I also had some concerns about the back cover...specifically the text. That's because the first of the four sentences lays out the premise of the series, but a little too thoroughly, as it contains information that is presented within as a dramatic, climactic reveal. In other words, the back cover copy contains a major spoiler of the story within.
(On the other hand, this volume came out in 2020, and the series wrapped up seven volumes later, so I suppose there's a good chance that pretty much everyone interested in it have already ready it. Why am I coming to it six years late? Well, I only just heard of it. I was ordering a volume of Skip and Loafer through my library's online catalog, and it has this feature that, when you place a hold, it suggests three other supposedly similar items to check out "while you're waiting." As I'm so enamored of Skip and Loafer, I thought I'd give this a chance.)

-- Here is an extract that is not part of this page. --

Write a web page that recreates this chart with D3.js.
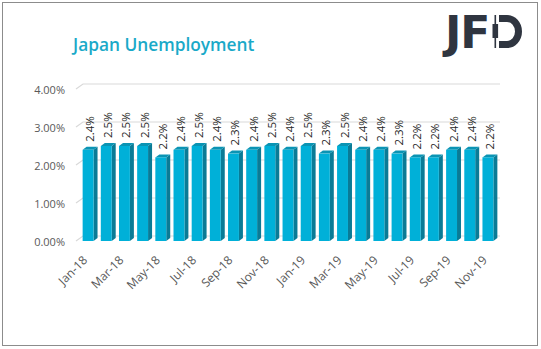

The book, at least for most of this volume, looks like a rather classic love triangle involving three classmates in their third and final year of high school.
Our protagonist is Taichi Ichinose, a short kid with messy, black, very manga-looking hair. When he was in grade school, he was friends with Toma Mita...or, as one of his current friends call him, "The Toma Mita." Here's how that same friend describes Mita, for the benefit of readers:
Starter on the baseball team. Athletically gifted. Surprisingly intelligent.
Talented and above average at anything he does.
Add to that the fact that he's 6'2", conventionally attractive...
...well-built, friendly, popular and funny—it's no surprise all the girls in school are obsessed with him.
He's effectively school royalty. The king of our class.
No one here has a better life than him.
Taichi and his three best friends, Mon-chan, Yokki and Omega, are...not that. In fact, Yokki, the friend who gave the above little monologue about Mita, says that "he's like a different species than us," and while that seems pretty melodramatic, the way Kaito draws Taichi's three friends, they do seem to be a different species than Mita...and the rest of the school. They seem to belong to an entirely different manga and, visually at least, Taichi seems to have more in common with Mita than them.
Despite their vastly different social standings, Mita continues to be super-friendly with Taichi, calling him "Tai-chan," and always taking an interest in him. This new school year is the first time they have been in the same class for years though.
The third point of the love triangle is Futaba Kuze, a short, cute, painfully shy and clumsy girl. One of Ichinose's friends compares her to a hamster, and Ichinose himself narrates that he tries not to look at her, suggesting that she reminds him too much of himself.
A chance encounter in a bookstore between Ichinose and Kuze gradually leads to the latter sharing a secret with the former: She has a crush on Mita and wants to pursue him. Since Ichinose was his childhood friend, perhaps he could help her...?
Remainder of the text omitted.